== What to work on ==
Show all lines that include the string "this"; copy each one.

== Dataset excerpt ==

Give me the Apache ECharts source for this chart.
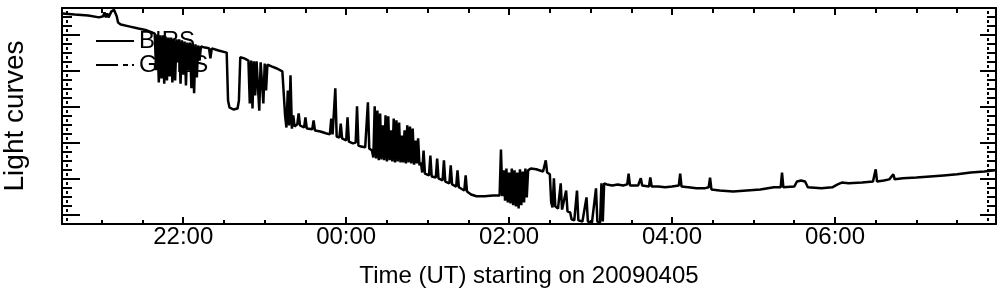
<!DOCTYPE html>
<html>
<head>
<meta charset="utf-8">
<title>Light curves</title>
<script src="https://cdn.jsdelivr.net/npm/echarts@6/dist/echarts.min.js"></script>
<style>
html, body { margin: 0; padding: 0; background: #fff; }
#chartView { width: 1004px; height: 296px; }
</style>
</head>
<body>
<div id="chartView"></div>
<script>
// BIRS light curve (UT time, relative flux)
var times = [
	"20:31","20:40","20:50","20:58","21:01","21:02","21:03","21:04","21:05","21:07","21:09","21:10","21:11","21:12","21:14","21:20","21:27","21:33","21:37",
	"21:39","21:40","21:41","21:42","21:43","21:44","21:45","21:46","21:47","21:48","21:49","21:50","21:51","21:52","21:53","21:54","21:55","21:56","21:57","21:58",
	"21:59","22:00","22:01","22:02","22:03","22:04","22:05","22:06","22:07","22:08","22:09","22:10","22:11","22:12","22:13",
	"22:16","22:19","22:20","22:21","22:26","22:32","22:33","22:34","22:37","22:40","22:41","22:42","22:45","22:48",
	"22:49","22:50","22:51","22:52","22:53","22:54","22:56","22:57","22:59","23:00","23:01","23:02",
	"23:05","23:09","23:13","23:14","23:15","23:16","23:17","23:18","23:19","23:20","23:21","23:22","23:24","23:25","23:26","23:29","23:30","23:31",
	"23:35","23:36","23:37","23:41","23:45","23:48","23:49","23:50","23:52","23:53","23:55","23:56","23:57",
	"00:00","00:01","00:02","00:05","00:07","00:08","00:09","00:11","00:14","00:16","00:17","00:19",
	"00:20","00:21","00:22","00:23","00:24","00:25","00:26","00:27","00:28","00:29","00:30","00:31","00:32","00:33","00:34","00:35","00:36","00:37",
	"00:38","00:39","00:40","00:41","00:42","00:43","00:44","00:45","00:46","00:47","00:48","00:49","00:50","00:51","00:52","00:53","00:54",
	"00:55","00:56","00:57","00:58","01:01","01:02","01:03","01:06","01:07","01:08","01:11","01:12","01:13","01:16","01:17","01:18","01:21","01:22","01:23",
	"01:27","01:28","01:29","01:32","01:36","01:42","01:48","01:53",
	"01:54","01:55","01:56","01:57","01:58","01:59","02:00","02:01","02:02","02:03","02:04","02:05","02:06","02:07","02:08","02:09","02:10","02:11","02:12","02:13","02:14",
	"02:16","02:20","02:25","02:27","02:28","02:30","02:31","02:32","02:33","02:34","02:36","02:38","02:39","02:42","02:43","02:45","02:46","02:48","02:50","02:51",
	"02:54","02:57","02:58","03:01","03:04","03:05","03:07","03:08","03:09","03:10",
	"03:12","03:16","03:20","03:24","03:27","03:28","03:29","03:35","03:37","03:38","03:43","03:44","03:45","03:50","03:55","04:00","04:05","04:06","04:07",
	"04:12","04:18","04:24","04:27","04:28","04:29","04:35","04:45","04:55","05:05","05:15","05:20","05:21","05:22","05:30","05:32","05:35","05:38","05:40",
	"05:50","05:58","06:02","06:05","06:10","06:20","06:28","06:30","06:31","06:36","06:40","06:43","06:44","06:50","07:00","07:10","07:20","07:30","07:40","07:50","07:58"
];
var birs = [
	6.60,6.57,6.54,6.49,6.52,6.63,6.49,6.60,6.49,6.65,6.70,6.66,6.52,6.35,6.29,6.24,6.18,6.13,6.07,
	6.04,5.02,6.02,4.68,5.99,4.79,5.99,4.65,5.96,4.74,5.93,4.85,5.93,4.68,5.90,4.74,5.88,5.24,5.88,4.65,
	5.85,4.90,5.82,4.60,5.79,5.02,5.79,4.52,5.77,4.38,5.74,4.82,5.71,5.29,5.68,
	5.65,5.63,5.35,5.63,5.57,5.51,4.18,3.99,3.93,3.96,4.18,5.38,5.35,5.29,
	4.10,5.29,3.96,5.27,4.32,5.27,3.90,5.24,4.10,5.21,4.46,5.18,
	5.13,5.07,4.99,4.96,3.77,3.43,4.46,3.49,4.88,3.40,3.77,3.46,3.52,3.82,3.49,3.43,3.71,3.40,
	3.38,3.63,3.35,3.32,3.27,3.24,3.68,3.24,4.52,3.18,3.15,3.54,3.13,
	3.07,3.71,3.04,2.99,3.01,4.02,2.93,2.90,2.88,4.13,2.85,2.79,
	2.60,4.02,2.57,3.90,2.52,3.82,2.54,3.49,2.52,3.77,2.49,3.74,2.52,3.35,2.49,3.68,2.46,3.63,
	2.49,3.57,2.46,3.21,2.46,3.35,2.43,3.49,2.46,3.46,2.43,3.40,2.40,3.07,2.43,3.13,2.38,
	2.46,2.18,2.79,2.15,2.10,2.65,2.07,2.04,2.57,2.02,1.96,2.52,1.93,1.88,2.38,1.85,1.79,2.24,1.77,
	1.68,2.10,1.65,1.57,1.52,1.52,1.54,1.54,
	2.82,1.52,2.24,1.40,2.29,1.35,2.18,1.32,2.29,1.27,2.24,1.24,2.18,1.18,2.27,1.27,2.21,1.35,2.29,1.49,2.24,
	2.29,2.27,2.21,2.52,2.18,2.13,1.35,1.21,2.02,1.24,1.18,1.88,1.15,1.68,1.10,1.07,0.88,0.85,1.68,0.85,
	0.82,1.49,0.82,0.79,1.74,0.82,0.79,1.88,0.82,1.88,
	1.85,1.82,1.85,1.82,1.85,2.15,1.82,1.82,2.02,1.82,1.79,2.04,1.79,1.79,1.77,1.79,1.82,2.15,1.79,
	1.77,1.74,1.74,1.77,2.04,1.71,1.68,1.65,1.68,1.71,1.77,1.77,2.18,1.77,1.79,1.93,1.96,1.93,1.77,
	1.74,1.77,1.85,1.90,1.88,1.90,1.93,2.27,1.93,1.96,1.99,2.13,1.99,2.02,2.04,2.07,2.10,2.13,2.18,2.21,2.24
];
// GOES has no points inside this window, only its legend entry
var goesTimes = [];
var goes = [];

var xMajorTicks = ["22:00","00:00","02:00","04:00","06:00"];
var xMinorTicks = ["21:00","21:30","22:30","23:00","23:30","00:30","01:00","01:30","02:30","03:00","03:30",
	"04:30","05:00","05:30","06:30","07:00","07:30"];
var yMajorTicks = [1, 2, 3, 4, 5, 6];
var yMinorTicks = [1.25,1.5,1.75,2.25,2.5,2.75,3.25,3.5,3.75,4.25,4.5,4.75,5.25,5.5,5.75,6.25,6.5];
var yDotTicks = [0.875,1.125,1.375,1.625,1.875,2.125,2.375,2.625,2.875,3.125,3.375,3.625,3.875,
	4.125,4.375,4.625,4.875,5.125,5.375,5.625,5.875,6.125,6.375,6.625];

var fontName = 'Liberation Sans, Arial, Helvetica, sans-serif';
var tMin = 1230.7, tMax = 1918.6;
var yMin = 0.75, yMax = 6.75;

// "HH:MM" -> minutes from 00:00 of 20090405 (after midnight rolls to next day)
function toMinutes(s){
	var p = s.split(':');
	var h = parseInt(p[0], 10);
	if(h < 12){
		h += 24;
	}
	return h * 60 + parseInt(p[1], 10);
}
function fmtTime(v){
	var h = Math.round(v / 60) % 24;
	return (h < 10 ? '0' : '') + h + ':00';
}
function pairs(ts, vs){
	var out = [];
	for (var i = 0; i < ts.length; i++) {
		out.push([toMinutes(ts[i]), vs[i]]);
	}
	return out;
}

function xAxisDef(pos, ticks, len, showLine){
	return {
		type: 'value', position: pos, min: tMin, max: tMax,
		splitLine: {show: false},
		axisLine: {show: showLine, onZero: false, lineStyle: {color: '#000', width: 2}},
		axisTick: {show: true, inside: true, length: len, customValues: ticks.map(toMinutes),
			lineStyle: {color: '#000', width: 2}},
		axisLabel: {show: false}
	};
}
function yAxisDef(pos, ticks, len, showLine, offset, width){
	return {
		type: 'value', position: pos, min: yMin, max: yMax, offset: offset || 0,
		splitLine: {show: false},
		axisLine: {show: showLine, onZero: false, lineStyle: {color: '#000', width: 2}},
		axisTick: {show: true, inside: true, length: len, customValues: ticks,
			lineStyle: {color: '#000', width: width || 2}},
		axisLabel: {show: false}
	};
}

var chart = echarts.init(document.getElementById('chartView'));

var xMain = xAxisDef('bottom', xMajorTicks, 7, true);
xMain.axisLabel = {
	show: true, customValues: xMajorTicks.map(toMinutes), formatter: fmtTime,
	color: '#000', fontSize: 24, fontFamily: fontName, margin: 1
};
xMain.name = 'Time (UT) starting on 20090405';
xMain.nameLocation = 'middle';
xMain.nameGap = 40;
xMain.nameTextStyle = {color: '#000', fontSize: 24, fontFamily: fontName};

var yMain = yAxisDef('left', yMajorTicks, 18, true);
yMain.name = 'Light curves';
yMain.nameLocation = 'middle';
yMain.nameGap = 33;
yMain.nameTextStyle = {color: '#000', fontSize: 28, fontFamily: fontName};

var option = {
	animation: false,
	backgroundColor: '#fff',
	color: ['#000', '#000'],
	grid: {left: 62, top: 8, width: 934, height: 216, containLabel: false, outerBoundsMode: 'none'},
	legend: {
		orient: 'vertical', left: 95, top: 29, padding: 0,
		itemWidth: 38, itemHeight: 14, itemGap: 0,
		// line only, no marker in the key
		itemStyle: {color: 'rgba(0,0,0,0)', borderWidth: 0, opacity: 0},
		textStyle: {color: '#000', fontSize: 24, fontFamily: fontName, lineHeight: 22},
		data: ['BIRS', 'GOES']
	},
	xAxis: [
		xMain,
		xAxisDef('bottom', xMinorTicks, 4, false),
		xAxisDef('top', xMajorTicks, 7, true),
		xAxisDef('top', xMinorTicks, 5, false)
	],
	yAxis: [
		yMain,
		yAxisDef('left', yMinorTicks, 10, false),
		yAxisDef('left', yDotTicks, 2, false, -4, 3),
		yAxisDef('right', yMajorTicks, 16, true),
		yAxisDef('right', yMinorTicks, 9, false),
		yAxisDef('right', yDotTicks, 2, false, -7, 3)
	],
	series: [
		{
			name: 'BIRS', type: 'line', xAxisIndex: 0, yAxisIndex: 0,
			data: pairs(times, birs), symbol: 'none', showSymbol: false,
			sampling: null, clip: true,
			itemStyle: {color: '#000'},
			lineStyle: {color: '#000', width: 2.5}
		},
		{
			name: 'GOES', type: 'line', xAxisIndex: 0, yAxisIndex: 0,
			data: pairs(goesTimes, goes), symbol: 'none', showSymbol: false,
			itemStyle: {color: '#000'},
			lineStyle: {color: '#000', width: 2, type: [22, 5, 5, 4, 2, 10]}
		}
	]
};

chart.setOption(option);
</script>
</body>
</html>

== Exercise output ==
Give me the Apache ECharts source for this chart.
// GOES has no points inside this window, only its legend entry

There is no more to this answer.